I suspect I would have found the Classic Stage Company’s production of Romeo and Juliet more engaging — or at least would have been more tolerant of some of its choices and performances — had this been the first Romeo and Juliet I had seen in a while. But we’ve got a buyer’s market for Romeo and Juliets these days – not just the three in New York theaters, but the new movie Romeo and Juliet by Julian Fellowes (Downtown Abbey), which hasn’t impressed too many film critics (Manola Dargis: “A sufficiently entertaining, adamantly old-fashioned adaptation that follows the play’s general outline without ever rising to the passionate intensity of its star-cross’d crazy kids.” Romeo as played by Douglas Booth “is framed, lighted, dressed and undressed like a delectable morsel.”) There is even a new musical Romeo and Juliet aiming for Broadway — The Last Goodbye, currently at The Old Globe Theater in San Diego.
And let’s not forget that older movie versions of Romeo and Juliet, some of them terrific, are available everywhere from Netflix to the local library.
It is safe to say — and most Shakespearean scholars do say — that Romeo and Juliet is one of the most popular of Shakespeare’s plays, and has been so continuously since it was first performed about 420 years ago. Why are so many directors coming up with such disappointing productions? My Twitter pal, theater artist and educator Frank Episale, has a good answer: “Most productions try to sell tickets with prettiness. It’s not a pretty play.”
Romeo and Juliet
By William Shakespeare
Directed by Tea Alagic
Scenic design by Marsha Ginsberg, costume design by Clint Ramos, lighting design by Jason Lyons, original music and sound design by Ryan Rumery.
Cast: Elizabeth Olsen, Julian Cihi, T.R Knight, Daphne Rubin-Vega, Daniel Davis, McKinley Belcher III, Stan Demidoff, Harry Ford, David Garrison, Anthony Michael Martinez, Kathryn Meisle, Dion Mucciacito and John Rothman.
Running time: Two hours and 30 minutes including a 10-minute intermission
Tickets: $65. “20 tickets at $20 each will be available for Friday evening performances” going on sale the previous Monday of the week
Romeo and Juliet is set to run through November 10. (It already has been extended once.)

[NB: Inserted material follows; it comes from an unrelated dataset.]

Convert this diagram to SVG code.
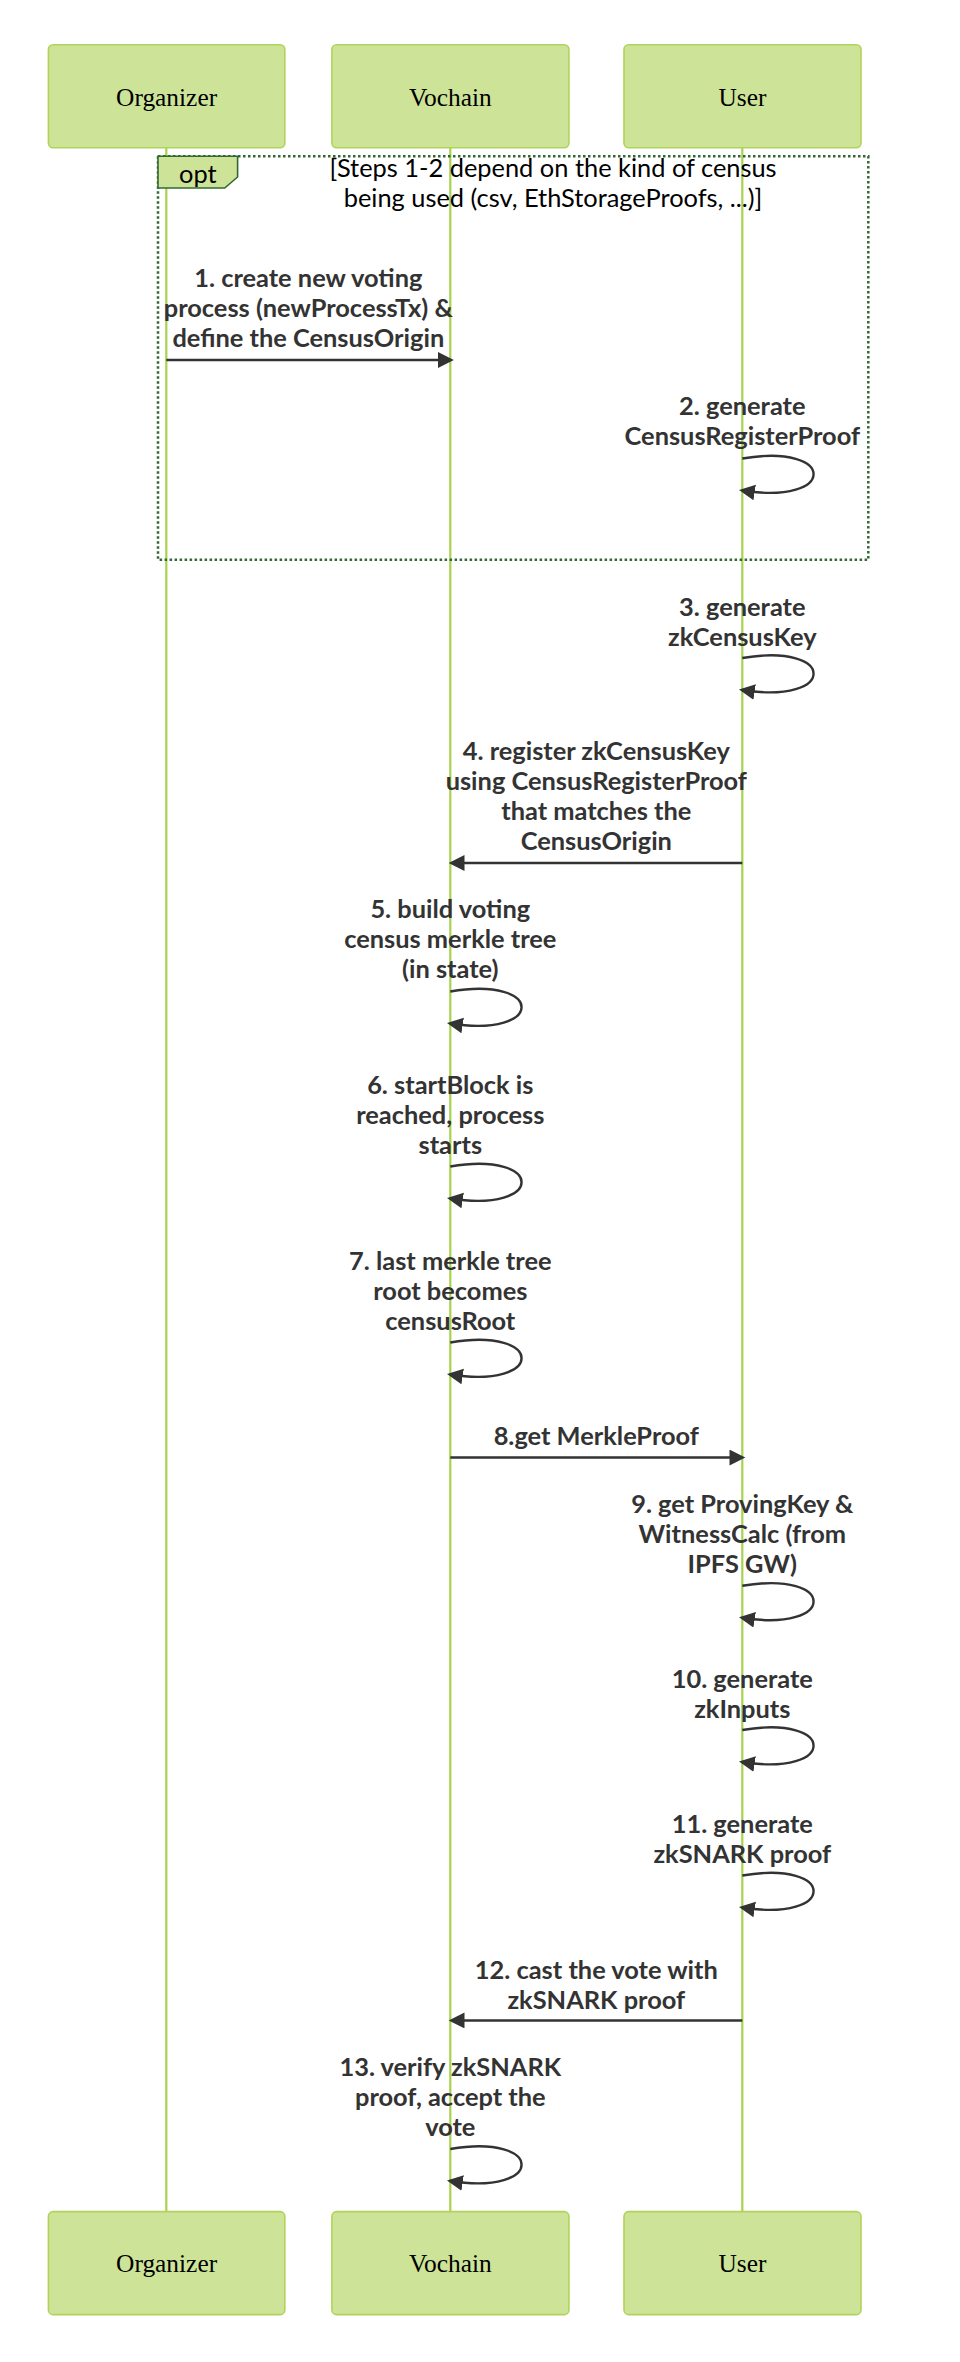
<svg xmlns="http://www.w3.org/2000/svg" width="960" height="2362" viewBox="0 0 960 2362">
<style>
.actor{fill:#cde498;stroke:#b0d45b;stroke-width:1.6}
.actor-text{font-family:"Liberation Serif",serif;font-size:25.4px;fill:#000;text-anchor:middle}
.lifeline{stroke:#a8d24e;stroke-width:2.2}
.msg{stroke:#333;stroke-width:2.4;fill:none}
.msg-text{font-family:Lato,"Liberation Sans",sans-serif;font-weight:700;font-size:25.4px;fill:#333;text-anchor:middle}
.loop-line{stroke:#326932;stroke-width:2.5;stroke-dasharray:2.5 2.5;fill:none}
.label-box{fill:#cde498;stroke:#326932;stroke-width:1.6}
.label-text{font-family:Lato,"Liberation Sans",sans-serif;font-size:25.4px;fill:#000;text-anchor:middle}
</style>
<defs>
<marker id="arrowhead" viewBox="0 0 12 12" refX="7.9" refY="5" markerUnits="userSpaceOnUse" markerWidth="19" markerHeight="19" orient="auto">
<path d="M 0 0 L 10 5 L 0 10 z" fill="#333"/>
</marker>
</defs>
<rect width="960" height="2362" fill="#fff"/>
<g id="lifelines">
<line class="lifeline" x1="166.3" y1="147.6" x2="166.3" y2="2211.6"/>
<line class="lifeline" x1="450.3" y1="147.6" x2="450.3" y2="2211.6"/>
<line class="lifeline" x1="742.3" y1="147.6" x2="742.3" y2="2211.6"/>
</g>
<g id="organizer-top"><rect class="actor" x="48.4" y="44.7" width="236.4" height="103" rx="4.7"/><text class="actor-text" x="166.6" y="105.5">Organizer</text></g>
<g id="vochain-top"><rect class="actor" x="331.9" y="44.7" width="237" height="103" rx="4.7"/><text class="actor-text" x="450.4" y="105.5">Vochain</text></g>
<g id="user-top"><rect class="actor" x="624" y="44.7" width="237" height="103" rx="4.7"/><text class="actor-text" x="742.5" y="105.5">User</text></g>
<g id="organizer-bottom"><rect class="actor" x="48.4" y="2211.6" width="236.4" height="103" rx="4.7"/><text class="actor-text" x="166.6" y="2272">Organizer</text></g>
<g id="vochain-bottom"><rect class="actor" x="331.9" y="2211.6" width="237" height="103" rx="4.7"/><text class="actor-text" x="450.4" y="2272">Vochain</text></g>
<g id="user-bottom"><rect class="actor" x="624" y="2211.6" width="237" height="103" rx="4.7"/><text class="actor-text" x="742.5" y="2272">User</text></g>
<g id="opt-frame">
<rect class="loop-line" x="158" y="156.2" width="710.3" height="403.5"/>
<polygon class="label-box" points="158,156.2 237.6,156.2 237.6,177 224.7,188 158,188"/>
<text class="label-text" x="197.8" y="183">opt</text>
<text class="label-text" x="553" y="176.5">[Steps 1-2 depend on the kind of census</text>
<text class="label-text" x="553" y="206.5">being used (csv, EthStorageProofs, ...)]</text>
</g>
<g id="messages">
<g id="m1"><text class="msg-text" x="308.3" y="287">1. create new voting</text><text class="msg-text" x="308.3" y="317">process (newProcessTx) &amp;</text><text class="msg-text" x="308.3" y="347">define the CensusOrigin</text>
<path class="msg" d="M166.3,360 H450.5" marker-end="url(#arrowhead)"/></g>
<g id="m2"><text class="msg-text" x="742.3" y="415">2. generate</text><text class="msg-text" x="742.3" y="445">CensusRegisterProof</text>
<path class="msg" d="M742.3,458.5 C837.3,442.5 837.3,505.5 742.3,490.5" marker-end="url(#arrowhead)"/></g>
<g id="m3"><text class="msg-text" x="742.3" y="616">3. generate</text><text class="msg-text" x="742.3" y="646">zkCensusKey</text>
<path class="msg" d="M742.3,658 C837.3,642 837.3,705 742.3,690" marker-end="url(#arrowhead)"/></g>
<g id="m4"><text class="msg-text" x="596.3" y="760">4. register zkCensusKey</text><text class="msg-text" x="596.3" y="790">using CensusRegisterProof</text><text class="msg-text" x="596.3" y="820">that matches the</text><text class="msg-text" x="596.3" y="850">CensusOrigin</text>
<path class="msg" d="M742.3,863 H452" marker-end="url(#arrowhead)"/></g>
<g id="m5"><text class="msg-text" x="450.3" y="918">5. build voting</text><text class="msg-text" x="450.3" y="948">census merkle tree</text><text class="msg-text" x="450.3" y="978">(in state)</text>
<path class="msg" d="M450.3,991.5 C545.3,975.5 545.3,1038.5 450.3,1023.5" marker-end="url(#arrowhead)"/></g>
<g id="m6"><text class="msg-text" x="450.3" y="1094">6. startBlock is</text><text class="msg-text" x="450.3" y="1124">reached, process</text><text class="msg-text" x="450.3" y="1154">starts</text>
<path class="msg" d="M450.3,1166.5 C545.3,1150.5 545.3,1213.5 450.3,1198.5" marker-end="url(#arrowhead)"/></g>
<g id="m7"><text class="msg-text" x="450.3" y="1270">7. last merkle tree</text><text class="msg-text" x="450.3" y="1300">root becomes</text><text class="msg-text" x="450.3" y="1330">censusRoot</text>
<path class="msg" d="M450.3,1342.5 C545.3,1326.5 545.3,1389.5 450.3,1374.5" marker-end="url(#arrowhead)"/></g>
<g id="m8"><text class="msg-text" x="596.3" y="1445">8.get MerkleProof</text>
<path class="msg" d="M450.3,1457.5 H742" marker-end="url(#arrowhead)"/></g>
<g id="m9"><text class="msg-text" x="742.3" y="1512.5">9. get ProvingKey &amp;</text><text class="msg-text" x="742.3" y="1542.5">WitnessCalc (from</text><text class="msg-text" x="742.3" y="1572.5">IPFS GW)</text>
<path class="msg" d="M742.3,1585.8 C837.3,1569.8 837.3,1632.8 742.3,1617.8" marker-end="url(#arrowhead)"/></g>
<g id="m10"><text class="msg-text" x="742.3" y="1687.5">10. generate</text><text class="msg-text" x="742.3" y="1717.5">zkInputs</text>
<path class="msg" d="M742.3,1730 C837.3,1714 837.3,1777 742.3,1762" marker-end="url(#arrowhead)"/></g>
<g id="m11"><text class="msg-text" x="742.3" y="1832.5">11. generate</text><text class="msg-text" x="742.3" y="1862.5">zkSNARK proof</text>
<path class="msg" d="M742.3,1875.5 C837.3,1859.5 837.3,1922.5 742.3,1907.5" marker-end="url(#arrowhead)"/></g>
<g id="m12"><text class="msg-text" x="596.3" y="1978.5">12. cast the vote with</text><text class="msg-text" x="596.3" y="2008.5">zkSNARK proof</text>
<path class="msg" d="M742.3,2020.5 H452" marker-end="url(#arrowhead)"/></g>
<g id="m13"><text class="msg-text" x="450.3" y="2076">13. verify zkSNARK</text><text class="msg-text" x="450.3" y="2106">proof, accept the</text><text class="msg-text" x="450.3" y="2136">vote</text>
<path class="msg" d="M450.3,2149 C545.3,2133 545.3,2196 450.3,2181" marker-end="url(#arrowhead)"/></g>
</g>
</svg>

I too was disappointed in this production that seemed to be all over the map. So much seemed abridged and eliminated, whether for economic or attention span reasons. None of the performances overwhelmed me, though I did find some of Knight’s choices to be interesting and legitimate, albeit not typical. I missed the interactions with Peter, the Capulet page, and I am tired of so many versions that keep Paris out of the crypt. I liked the way Olsen presented Juliet but she has no ease with iambic pentameter (it’s all just one big run on sentence to her). I have avoided the Bloom version but having seen the musical version at Williamstown two years ago, I’d say it has a lot to recommend for itself including a well written part for a Mercutio ( don’t want to spoil any further). Being a musical it is terribly truncated but you really get a great essence of the play!